=== DATA PROVIDED ===

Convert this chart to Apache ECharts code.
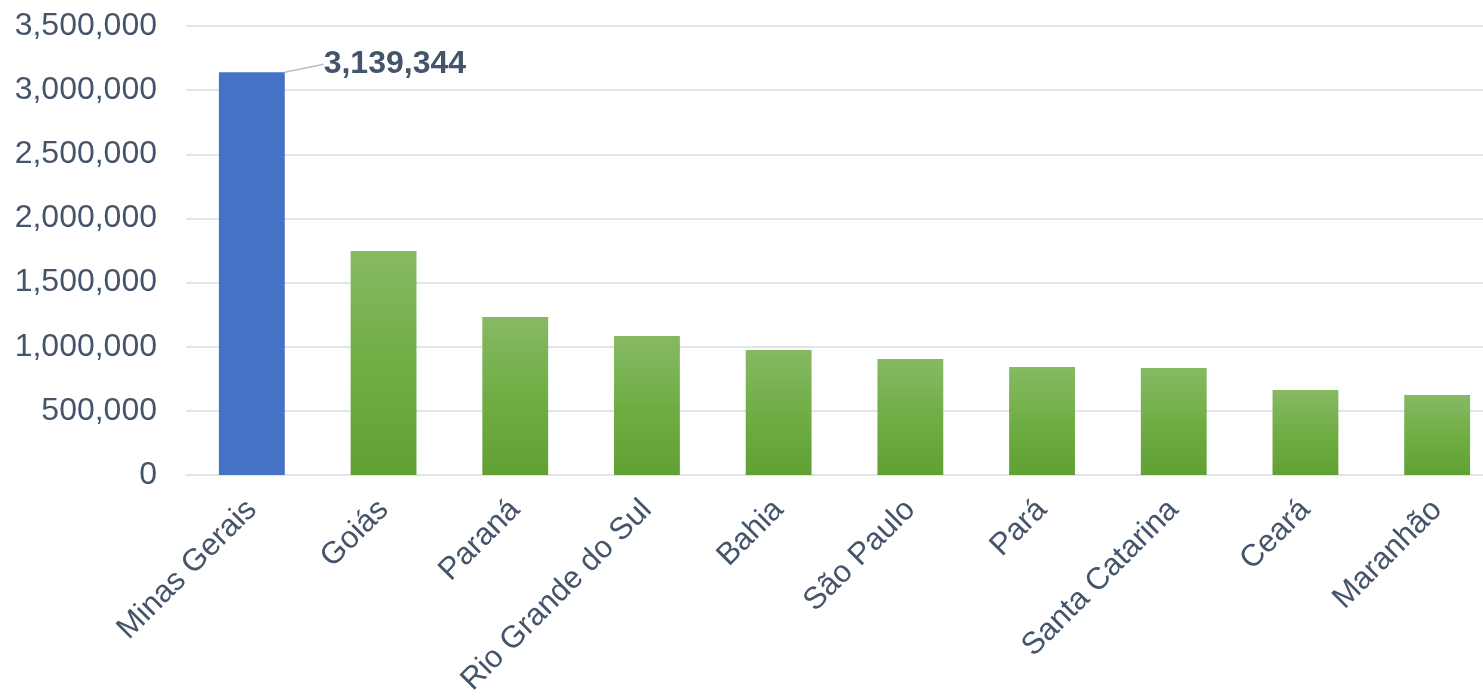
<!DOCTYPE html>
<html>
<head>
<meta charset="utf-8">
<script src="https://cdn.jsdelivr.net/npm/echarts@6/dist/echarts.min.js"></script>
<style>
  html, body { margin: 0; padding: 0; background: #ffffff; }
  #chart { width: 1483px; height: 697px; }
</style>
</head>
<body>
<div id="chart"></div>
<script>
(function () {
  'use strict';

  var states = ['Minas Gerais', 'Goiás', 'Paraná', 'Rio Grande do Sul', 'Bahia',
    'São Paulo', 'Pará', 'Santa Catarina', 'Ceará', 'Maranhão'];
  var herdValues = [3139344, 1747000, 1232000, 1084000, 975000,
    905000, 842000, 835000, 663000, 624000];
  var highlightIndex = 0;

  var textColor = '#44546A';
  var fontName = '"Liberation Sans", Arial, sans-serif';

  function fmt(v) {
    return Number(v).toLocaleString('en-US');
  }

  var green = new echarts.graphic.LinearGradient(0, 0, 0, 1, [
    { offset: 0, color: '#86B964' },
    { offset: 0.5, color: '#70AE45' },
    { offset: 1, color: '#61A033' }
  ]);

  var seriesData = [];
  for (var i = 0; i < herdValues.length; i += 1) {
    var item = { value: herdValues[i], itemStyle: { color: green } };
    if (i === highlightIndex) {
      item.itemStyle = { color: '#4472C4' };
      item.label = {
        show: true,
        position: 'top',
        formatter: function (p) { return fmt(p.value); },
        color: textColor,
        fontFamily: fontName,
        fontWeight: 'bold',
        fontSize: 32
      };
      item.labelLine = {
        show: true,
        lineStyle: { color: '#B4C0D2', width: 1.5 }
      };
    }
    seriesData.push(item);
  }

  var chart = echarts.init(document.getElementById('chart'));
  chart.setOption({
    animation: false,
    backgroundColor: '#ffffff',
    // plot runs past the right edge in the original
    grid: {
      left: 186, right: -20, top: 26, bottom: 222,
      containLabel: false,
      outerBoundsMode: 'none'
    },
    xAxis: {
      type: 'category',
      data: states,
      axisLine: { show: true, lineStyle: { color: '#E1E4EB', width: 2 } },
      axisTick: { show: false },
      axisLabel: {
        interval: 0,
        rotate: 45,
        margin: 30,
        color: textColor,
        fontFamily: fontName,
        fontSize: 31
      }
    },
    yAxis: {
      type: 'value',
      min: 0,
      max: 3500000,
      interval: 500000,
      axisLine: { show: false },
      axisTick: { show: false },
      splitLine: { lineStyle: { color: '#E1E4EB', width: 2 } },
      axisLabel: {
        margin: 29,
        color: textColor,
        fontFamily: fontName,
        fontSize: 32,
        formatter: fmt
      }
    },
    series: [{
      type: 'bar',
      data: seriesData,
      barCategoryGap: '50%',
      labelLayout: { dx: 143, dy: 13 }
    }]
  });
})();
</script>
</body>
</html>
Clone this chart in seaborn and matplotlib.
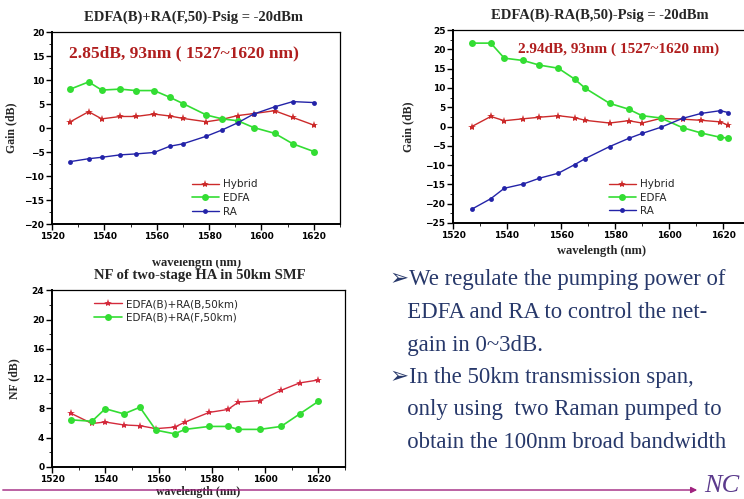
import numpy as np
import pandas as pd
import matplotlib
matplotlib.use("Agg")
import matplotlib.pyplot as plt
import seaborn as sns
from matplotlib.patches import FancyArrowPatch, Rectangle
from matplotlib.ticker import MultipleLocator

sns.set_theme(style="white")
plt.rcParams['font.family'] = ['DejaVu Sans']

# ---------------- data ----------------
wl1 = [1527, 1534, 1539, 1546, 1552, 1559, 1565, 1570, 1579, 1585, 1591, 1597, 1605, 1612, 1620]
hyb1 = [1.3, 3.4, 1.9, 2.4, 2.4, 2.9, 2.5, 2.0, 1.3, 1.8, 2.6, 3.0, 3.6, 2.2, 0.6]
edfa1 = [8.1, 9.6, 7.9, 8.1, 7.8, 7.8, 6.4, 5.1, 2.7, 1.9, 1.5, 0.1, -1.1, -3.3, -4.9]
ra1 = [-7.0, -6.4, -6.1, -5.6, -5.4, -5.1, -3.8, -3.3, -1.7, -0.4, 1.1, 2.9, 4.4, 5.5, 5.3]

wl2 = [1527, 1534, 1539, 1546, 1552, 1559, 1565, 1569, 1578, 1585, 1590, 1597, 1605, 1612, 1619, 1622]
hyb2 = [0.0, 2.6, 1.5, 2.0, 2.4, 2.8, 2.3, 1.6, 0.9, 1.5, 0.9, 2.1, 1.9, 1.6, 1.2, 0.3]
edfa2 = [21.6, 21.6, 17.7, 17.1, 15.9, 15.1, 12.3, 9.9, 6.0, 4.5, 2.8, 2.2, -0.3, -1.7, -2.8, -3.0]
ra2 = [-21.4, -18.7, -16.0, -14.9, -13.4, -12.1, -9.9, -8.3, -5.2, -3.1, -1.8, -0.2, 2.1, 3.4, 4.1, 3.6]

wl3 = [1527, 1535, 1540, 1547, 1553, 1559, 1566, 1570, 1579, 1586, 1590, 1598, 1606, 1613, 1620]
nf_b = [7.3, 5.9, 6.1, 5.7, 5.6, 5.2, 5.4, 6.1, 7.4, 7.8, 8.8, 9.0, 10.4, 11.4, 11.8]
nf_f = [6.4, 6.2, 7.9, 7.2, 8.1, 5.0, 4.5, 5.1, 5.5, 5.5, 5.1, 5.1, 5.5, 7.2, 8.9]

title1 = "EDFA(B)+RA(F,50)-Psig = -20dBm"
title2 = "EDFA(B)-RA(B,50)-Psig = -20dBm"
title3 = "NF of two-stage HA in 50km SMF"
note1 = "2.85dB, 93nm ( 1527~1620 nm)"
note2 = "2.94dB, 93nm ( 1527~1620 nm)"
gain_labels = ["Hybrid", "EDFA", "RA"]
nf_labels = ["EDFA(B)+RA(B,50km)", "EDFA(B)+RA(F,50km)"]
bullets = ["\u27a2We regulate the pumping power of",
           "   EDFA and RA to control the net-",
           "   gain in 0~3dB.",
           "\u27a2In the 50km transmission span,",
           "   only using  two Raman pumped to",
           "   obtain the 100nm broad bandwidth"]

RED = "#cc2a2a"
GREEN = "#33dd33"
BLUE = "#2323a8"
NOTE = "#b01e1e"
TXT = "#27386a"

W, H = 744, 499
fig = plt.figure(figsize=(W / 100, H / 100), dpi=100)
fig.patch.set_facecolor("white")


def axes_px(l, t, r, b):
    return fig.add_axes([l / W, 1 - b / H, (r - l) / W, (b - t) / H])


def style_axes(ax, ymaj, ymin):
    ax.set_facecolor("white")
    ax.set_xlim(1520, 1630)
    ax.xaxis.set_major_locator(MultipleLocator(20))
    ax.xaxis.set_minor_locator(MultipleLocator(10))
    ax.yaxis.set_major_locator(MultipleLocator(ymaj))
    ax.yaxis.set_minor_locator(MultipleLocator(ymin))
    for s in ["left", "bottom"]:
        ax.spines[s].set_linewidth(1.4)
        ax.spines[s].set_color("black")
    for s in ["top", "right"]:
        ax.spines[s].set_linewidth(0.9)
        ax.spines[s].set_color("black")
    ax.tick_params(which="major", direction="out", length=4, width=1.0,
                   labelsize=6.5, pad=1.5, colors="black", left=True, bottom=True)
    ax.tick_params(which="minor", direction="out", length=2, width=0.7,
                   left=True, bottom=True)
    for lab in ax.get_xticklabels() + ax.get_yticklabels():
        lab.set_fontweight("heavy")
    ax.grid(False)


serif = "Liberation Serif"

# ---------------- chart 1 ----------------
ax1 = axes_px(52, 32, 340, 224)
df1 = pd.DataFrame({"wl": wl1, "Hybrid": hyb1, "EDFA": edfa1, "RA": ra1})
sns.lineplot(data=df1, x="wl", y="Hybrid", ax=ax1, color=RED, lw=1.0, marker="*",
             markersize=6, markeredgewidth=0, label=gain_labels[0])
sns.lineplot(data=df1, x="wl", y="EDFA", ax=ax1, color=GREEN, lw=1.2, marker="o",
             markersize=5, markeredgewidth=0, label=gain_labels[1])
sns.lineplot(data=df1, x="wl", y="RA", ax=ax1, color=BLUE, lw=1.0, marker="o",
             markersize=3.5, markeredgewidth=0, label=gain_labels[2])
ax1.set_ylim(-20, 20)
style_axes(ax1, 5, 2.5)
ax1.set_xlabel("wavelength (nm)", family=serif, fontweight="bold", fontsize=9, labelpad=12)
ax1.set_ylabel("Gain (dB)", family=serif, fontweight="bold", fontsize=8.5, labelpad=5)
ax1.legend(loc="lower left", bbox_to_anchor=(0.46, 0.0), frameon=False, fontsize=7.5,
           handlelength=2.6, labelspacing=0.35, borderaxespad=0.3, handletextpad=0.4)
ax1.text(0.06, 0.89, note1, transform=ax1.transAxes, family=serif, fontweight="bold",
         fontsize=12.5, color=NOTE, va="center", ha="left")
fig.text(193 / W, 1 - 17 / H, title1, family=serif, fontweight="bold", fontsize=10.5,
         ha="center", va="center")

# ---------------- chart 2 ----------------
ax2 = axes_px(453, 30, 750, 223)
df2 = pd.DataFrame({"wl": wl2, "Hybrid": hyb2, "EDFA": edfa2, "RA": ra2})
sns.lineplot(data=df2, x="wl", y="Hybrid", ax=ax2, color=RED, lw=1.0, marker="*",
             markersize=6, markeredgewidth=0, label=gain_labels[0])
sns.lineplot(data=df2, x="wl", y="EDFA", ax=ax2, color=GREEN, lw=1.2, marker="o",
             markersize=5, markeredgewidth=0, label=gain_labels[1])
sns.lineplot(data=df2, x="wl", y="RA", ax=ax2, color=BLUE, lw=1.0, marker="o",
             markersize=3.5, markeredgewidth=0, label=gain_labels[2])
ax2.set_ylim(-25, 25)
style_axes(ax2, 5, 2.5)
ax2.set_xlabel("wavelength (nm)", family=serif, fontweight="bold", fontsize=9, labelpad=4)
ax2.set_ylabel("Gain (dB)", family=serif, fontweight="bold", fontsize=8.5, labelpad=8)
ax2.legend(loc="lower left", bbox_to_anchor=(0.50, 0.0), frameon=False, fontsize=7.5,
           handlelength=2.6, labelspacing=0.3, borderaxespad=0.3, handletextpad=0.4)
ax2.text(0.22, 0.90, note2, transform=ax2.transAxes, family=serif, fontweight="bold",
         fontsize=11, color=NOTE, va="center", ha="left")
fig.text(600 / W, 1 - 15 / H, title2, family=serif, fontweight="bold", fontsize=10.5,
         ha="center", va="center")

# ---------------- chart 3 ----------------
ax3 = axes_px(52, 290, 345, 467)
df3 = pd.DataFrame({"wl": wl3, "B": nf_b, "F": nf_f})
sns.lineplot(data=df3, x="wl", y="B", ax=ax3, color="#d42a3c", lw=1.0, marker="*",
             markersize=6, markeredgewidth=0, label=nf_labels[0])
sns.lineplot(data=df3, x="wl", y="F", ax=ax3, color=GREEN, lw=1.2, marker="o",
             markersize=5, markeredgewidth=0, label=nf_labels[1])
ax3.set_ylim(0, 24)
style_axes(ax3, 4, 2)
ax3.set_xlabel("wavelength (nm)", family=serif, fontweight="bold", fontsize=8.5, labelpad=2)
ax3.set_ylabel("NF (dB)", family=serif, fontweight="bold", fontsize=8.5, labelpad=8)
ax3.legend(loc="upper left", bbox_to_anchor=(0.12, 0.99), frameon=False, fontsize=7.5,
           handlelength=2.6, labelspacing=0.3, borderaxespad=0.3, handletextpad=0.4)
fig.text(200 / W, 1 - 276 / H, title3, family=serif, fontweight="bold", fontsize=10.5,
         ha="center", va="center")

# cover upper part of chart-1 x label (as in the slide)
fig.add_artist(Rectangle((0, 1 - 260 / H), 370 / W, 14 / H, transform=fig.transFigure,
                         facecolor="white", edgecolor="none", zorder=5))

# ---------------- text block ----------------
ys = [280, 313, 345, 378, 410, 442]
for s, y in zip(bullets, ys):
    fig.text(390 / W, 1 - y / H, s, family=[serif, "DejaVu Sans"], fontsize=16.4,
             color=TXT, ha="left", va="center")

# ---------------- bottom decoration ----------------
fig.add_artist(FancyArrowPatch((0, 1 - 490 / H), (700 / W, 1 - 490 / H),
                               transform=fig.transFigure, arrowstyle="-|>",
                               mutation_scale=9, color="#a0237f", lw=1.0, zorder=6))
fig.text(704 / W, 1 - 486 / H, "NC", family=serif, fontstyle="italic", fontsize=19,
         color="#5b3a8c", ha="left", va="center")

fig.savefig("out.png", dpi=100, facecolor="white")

===

GIVEN TASK:
Pull out only the lines from the one with "Clone this chart in seaborn and matplotlib." up to and including the one with "5.5, 7.2, 8.9]", and drop any pictures along the way.

TASK SOLUTION:
Clone this chart in seaborn and matplotlib.
import numpy as np
import pandas as pd
import matplotlib
matplotlib.use("Agg")
import matplotlib.pyplot as plt
import seaborn as sns
from matplotlib.patches import FancyArrowPatch, Rectangle
from matplotlib.ticker import MultipleLocator

sns.set_theme(style="white")
plt.rcParams['font.family'] = ['DejaVu Sans']

# ---------------- data ----------------
wl1 = [1527, 1534, 1539, 1546, 1552, 1559, 1565, 1570, 1579, 1585, 1591, 1597, 1605, 1612, 1620]
hyb1 = [1.3, 3.4, 1.9, 2.4, 2.4, 2.9, 2.5, 2.0, 1.3, 1.8, 2.6, 3.0, 3.6, 2.2, 0.6]
edfa1 = [8.1, 9.6, 7.9, 8.1, 7.8, 7.8, 6.4, 5.1, 2.7, 1.9, 1.5, 0.1, -1.1, -3.3, -4.9]
ra1 = [-7.0, -6.4, -6.1, -5.6, -5.4, -5.1, -3.8, -3.3, -1.7, -0.4, 1.1, 2.9, 4.4, 5.5, 5.3]

wl2 = [1527, 1534, 1539, 1546, 1552, 1559, 1565, 1569, 1578, 1585, 1590, 1597, 1605, 1612, 1619, 1622]
hyb2 = [0.0, 2.6, 1.5, 2.0, 2.4, 2.8, 2.3, 1.6, 0.9, 1.5, 0.9, 2.1, 1.9, 1.6, 1.2, 0.3]
edfa2 = [21.6, 21.6, 17.7, 17.1, 15.9, 15.1, 12.3, 9.9, 6.0, 4.5, 2.8, 2.2, -0.3, -1.7, -2.8, -3.0]
ra2 = [-21.4, -18.7, -16.0, -14.9, -13.4, -12.1, -9.9, -8.3, -5.2, -3.1, -1.8, -0.2, 2.1, 3.4, 4.1, 3.6]

wl3 = [1527, 1535, 1540, 1547, 1553, 1559, 1566, 1570, 1579, 1586, 1590, 1598, 1606, 1613, 1620]
nf_b = [7.3, 5.9, 6.1, 5.7, 5.6, 5.2, 5.4, 6.1, 7.4, 7.8, 8.8, 9.0, 10.4, 11.4, 11.8]
nf_f = [6.4, 6.2, 7.9, 7.2, 8.1, 5.0, 4.5, 5.1, 5.5, 5.5, 5.1, 5.1, 5.5, 7.2, 8.9]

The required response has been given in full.